Watch Alarm: Believe it or not, my ultimate (and only) inspiration is the alarm feature on my watch. Even when I’m exhausted from long days of travel and shooting, and I don’t feel like dragging myself out of bed early in the morning, my watch is always there to remind me—in the most shrill way possible—that life is short, and I had better get my ass out there so I don’t miss something amazing!

Sat Phone: Safety is a concern when working alone in wilderness areas. That’s why I always carry an Iridium Extreme 9575 satellite phone in case of emergencies. No matter where I am, with Iridium’s global network, I can always stay in touch with friends, family and professional colleagues so I can keep my business running even when spending a week or two in the wild.

Folding Kayak: I like to go places other people don’t, and my Feathercraft K1 Expedition folding kayak is perfect for literally getting off the beaten path. My K1 can handle just about anything, and I can pack it to the gills with photo and camping gear for long expeditions. And, because it folds, I can take it with me to exotic locations by commercial airliner. My Feathercraft was essential to photographing sandstone sea caves on Lake Superior, over 10 miles from the mainland. It helped me get deep into the caves, into places people with larger boats just couldn’t reach.

Camera Pack: I spend a lot of time hiking to the locations I photograph and I don’t pack light. I need a backpack that carries all of my photography gear, plus all the necessary hiking equipment—food, extra clothing, 10 essentials, etc.—comfortably all day long. My f-stop Tilopa BC is the most comfortable pack I’ve ever worn. The suspension is built to transfer the load to your hips and it works beautifully, allowing me to carry 30 to 35 pounds in total comfort. The f-stop packs are designed for photographers so they have a padded compartment for camera gear and extra room to carry hiking gear. They’re well built with tough materials and stand up to the abuse dished out by working pros.

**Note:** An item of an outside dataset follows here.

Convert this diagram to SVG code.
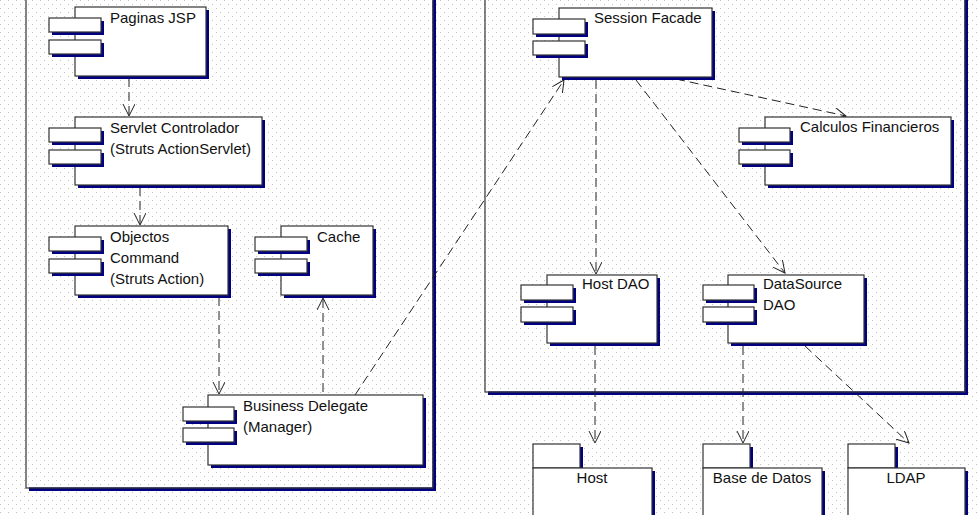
<svg xmlns="http://www.w3.org/2000/svg" width="980" height="515" viewBox="0 0 980 515">
<style>
.sh{fill:#000080}
.bx{fill:#fff;stroke:#333;stroke-width:1.2}
.ct{fill:none;stroke:#333;stroke-width:1.2}
.t{font-family:"Liberation Sans",Arial,sans-serif;font-size:15px;fill:#111}
.c{stroke:#222;stroke-width:1;fill:none;stroke-dasharray:9,5;marker-end:url(#a)}
</style>
<defs>
<pattern id="dots" width="8" height="8" patternUnits="userSpaceOnUse">
<rect x="0" y="0" width="1" height="1" fill="#c0c0c0"/>
<rect x="4" y="4" width="1" height="1" fill="#c0c0c0"/>
</pattern>
<marker id="a" markerWidth="14" markerHeight="14" refX="12" refY="6" orient="auto" markerUnits="userSpaceOnUse">
<path d="M0,0 L12,6 L0,12" fill="none" stroke="#222" stroke-width="1" stroke-dasharray="none"/>
</marker>
</defs>
<rect width="980" height="515" fill="#fff"/>
<rect width="980" height="515" fill="url(#dots)"/>

<g id="container-left">
<rect class="sh" x="29" y="-5" width="407" height="496"/>
<rect x="26.6" y="-8" width="405.8" height="495.4" fill="#fff"/>
<rect x="26.6" y="-8" width="405.8" height="495.4" fill="url(#dots)"/>
<rect class="ct" x="26" y="-8" width="407" height="496"/>
</g>
<g id="container-right">
<rect class="sh" x="488" y="-5" width="480" height="400"/>
<rect x="485.6" y="-8" width="478.8" height="399.4" fill="#fff"/>
<rect x="485.6" y="-8" width="478.8" height="399.4" fill="url(#dots)"/>
<rect class="ct" x="485" y="-8" width="480" height="400"/>
</g>

<g id="connectors">
<line class="c" x1="129" y1="78" x2="129" y2="116"/>
<line class="c" x1="140" y1="187" x2="140" y2="225"/>
<line class="c" x1="219" y1="297" x2="219" y2="394"/>
<line class="c" x1="323" y1="392" x2="323" y2="298"/>
<line class="c" x1="355" y1="395" x2="564" y2="80"/>
<line class="c" x1="676" y1="79" x2="846" y2="116"/>
<line class="c" x1="596" y1="80" x2="596" y2="274"/>
<line class="c" x1="636" y1="80" x2="785" y2="273"/>
<line class="c" x1="595" y1="346" x2="595" y2="443"/>
<line class="c" x1="743" y1="346" x2="743" y2="443"/>
<line class="c" x1="805" y1="346" x2="909" y2="443"/>
</g>

<g id="paginas-jsp">
<rect class="sh" x="78" y="10" width="131" height="69"/><rect class="bx" x="75" y="7" width="131" height="69"/>
<rect class="sh" x="52" y="21" width="52" height="14"/><rect class="bx" x="49" y="18" width="52" height="14"/>
<rect class="sh" x="52" y="43" width="52" height="14"/><rect class="bx" x="49" y="40" width="52" height="14"/>
<text class="t" x="110" y="23">Paginas JSP</text>
</g>
<g id="servlet-controlador">
<rect class="sh" x="78" y="120" width="187" height="68"/><rect class="bx" x="75" y="117" width="187" height="68"/>
<rect class="sh" x="52" y="131" width="52" height="14"/><rect class="bx" x="49" y="128" width="52" height="14"/>
<rect class="sh" x="52" y="153" width="52" height="14"/><rect class="bx" x="49" y="150" width="52" height="14"/>
<text class="t" x="110" y="133">Servlet Controlador</text>
<text class="t" x="110" y="154">(Struts ActionServlet)</text>
</g>
<g id="objectos-command">
<rect class="sh" x="78" y="229" width="153" height="69"/><rect class="bx" x="75" y="226" width="153" height="69"/>
<rect class="sh" x="52" y="240" width="52" height="14"/><rect class="bx" x="49" y="237" width="52" height="14"/>
<rect class="sh" x="52" y="262" width="52" height="14"/><rect class="bx" x="49" y="259" width="52" height="14"/>
<text class="t" x="110" y="242">Objectos</text>
<text class="t" x="110" y="263">Command</text>
<text class="t" x="110" y="284">(Struts Action)</text>
</g>
<g id="cache">
<rect class="sh" x="284" y="229" width="92" height="69"/><rect class="bx" x="281" y="226" width="92" height="69"/>
<rect class="sh" x="258" y="240" width="52" height="14"/><rect class="bx" x="255" y="237" width="52" height="14"/>
<rect class="sh" x="258" y="262" width="52" height="14"/><rect class="bx" x="255" y="259" width="52" height="14"/>
<text class="t" x="317" y="242">Cache</text>
</g>
<g id="business-delegate">
<rect class="sh" x="211" y="398" width="215" height="70"/><rect class="bx" x="208" y="395" width="215" height="70"/>
<rect class="sh" x="186" y="410" width="51" height="14"/><rect class="bx" x="183" y="407" width="51" height="14"/>
<rect class="sh" x="186" y="431" width="51" height="14"/><rect class="bx" x="183" y="428" width="51" height="14"/>
<text class="t" x="243" y="411">Business Delegate</text>
<text class="t" x="243" y="432">(Manager)</text>
</g>
<g id="session-facade">
<rect class="sh" x="562" y="11" width="153" height="69"/><rect class="bx" x="559" y="8" width="153" height="69"/>
<rect class="sh" x="536" y="22" width="52" height="15"/><rect class="bx" x="533" y="19" width="52" height="15"/>
<rect class="sh" x="536" y="44" width="52" height="14"/><rect class="bx" x="533" y="41" width="52" height="14"/>
<text class="t" x="594" y="23">Session Facade</text>
</g>
<g id="calculos-financieros">
<rect class="sh" x="768" y="120" width="186" height="68"/><rect class="bx" x="765" y="117" width="186" height="68"/>
<rect class="sh" x="742" y="131" width="51" height="14"/><rect class="bx" x="739" y="128" width="51" height="14"/>
<rect class="sh" x="742" y="153" width="51" height="14"/><rect class="bx" x="739" y="150" width="51" height="14"/>
<text class="t" x="800" y="132">Calculos Financieros</text>
</g>
<g id="host-dao">
<rect class="sh" x="550" y="278" width="110" height="68"/><rect class="bx" x="547" y="275" width="110" height="68"/>
<rect class="sh" x="524" y="288" width="52" height="15"/><rect class="bx" x="521" y="285" width="52" height="15"/>
<rect class="sh" x="524" y="310" width="52" height="15"/><rect class="bx" x="521" y="307" width="52" height="15"/>
<text class="t" x="582" y="289">Host DAO</text>
</g>
<g id="datasource-dao">
<rect class="sh" x="731" y="278" width="136" height="68"/><rect class="bx" x="728" y="275" width="136" height="68"/>
<rect class="sh" x="706" y="288" width="51" height="15"/><rect class="bx" x="703" y="285" width="51" height="15"/>
<rect class="sh" x="706" y="310" width="51" height="15"/><rect class="bx" x="703" y="307" width="51" height="15"/>
<text class="t" x="763" y="289">DataSource</text>
<text class="t" x="763" y="310">DAO</text>
</g>
<g id="pkg-host">
<rect class="sh" x="536" y="447" width="47" height="24"/><rect class="bx" x="533" y="444" width="47" height="24"/>
<rect class="sh" x="536" y="471" width="119" height="60"/><rect class="bx" x="533" y="468" width="119" height="60"/>
<text class="t" x="592" y="483" text-anchor="middle">Host</text>
</g>
<g id="pkg-base-de-datos">
<rect class="sh" x="706" y="447" width="47" height="24"/><rect class="bx" x="703" y="444" width="47" height="24"/>
<rect class="sh" x="706" y="471" width="119" height="60"/><rect class="bx" x="703" y="468" width="119" height="60"/>
<text class="t" x="762" y="483" text-anchor="middle">Base de Datos</text>
</g>
<g id="pkg-ldap">
<rect class="sh" x="851" y="447" width="47" height="24"/><rect class="bx" x="848" y="444" width="47" height="24"/>
<rect class="sh" x="851" y="471" width="117" height="60"/><rect class="bx" x="848" y="468" width="117" height="60"/>
<text class="t" x="906" y="483" text-anchor="middle">LDAP</text>
</g>
</svg>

Jerry Garcia: One of my favorite quotes comes from the Grateful Dead’s Jerry Garcia who said, “Sometimes you get shown the light in the strangest of places if you look at it right.” That quote is always in the back of my mind when I’m out photographing, and it reminds me that I should never discount any location in any light. Some of my favorite photographs were created because I ignored my initial reaction to give up and move on when at first I didn’t think there was any potential.

Youth: My 5-year-old son inspires me in so many ways. I take him out with me as often as possible. Watching him get excited about exploring the natural world and finding something interesting about every rock, stick, leaf, flower and bug inspires me to discover beauty in ordinary, everyday things. He’s a budding photographer and has his own little Pentax camera. He’s so incredibly passionate when he shows me an image on the LCD screen and describes to me what he loves about the photo. All of his good energy rubs off on me, energizing me to keep looking and keep making photographs!

The Right Footwear: Where the 4×4 road ends, the trail begins, and that’s when my hiking boots become an important piece of gear. I’m not loyal to any one brand, though. For a while I wore Vasque, then Oboz, and now I have a pair of Adidas. I buy whatever hiking boots offer the best fit and the features I need, which always includes a sticky rubber sole that provides great traction for scrambling around on rocks.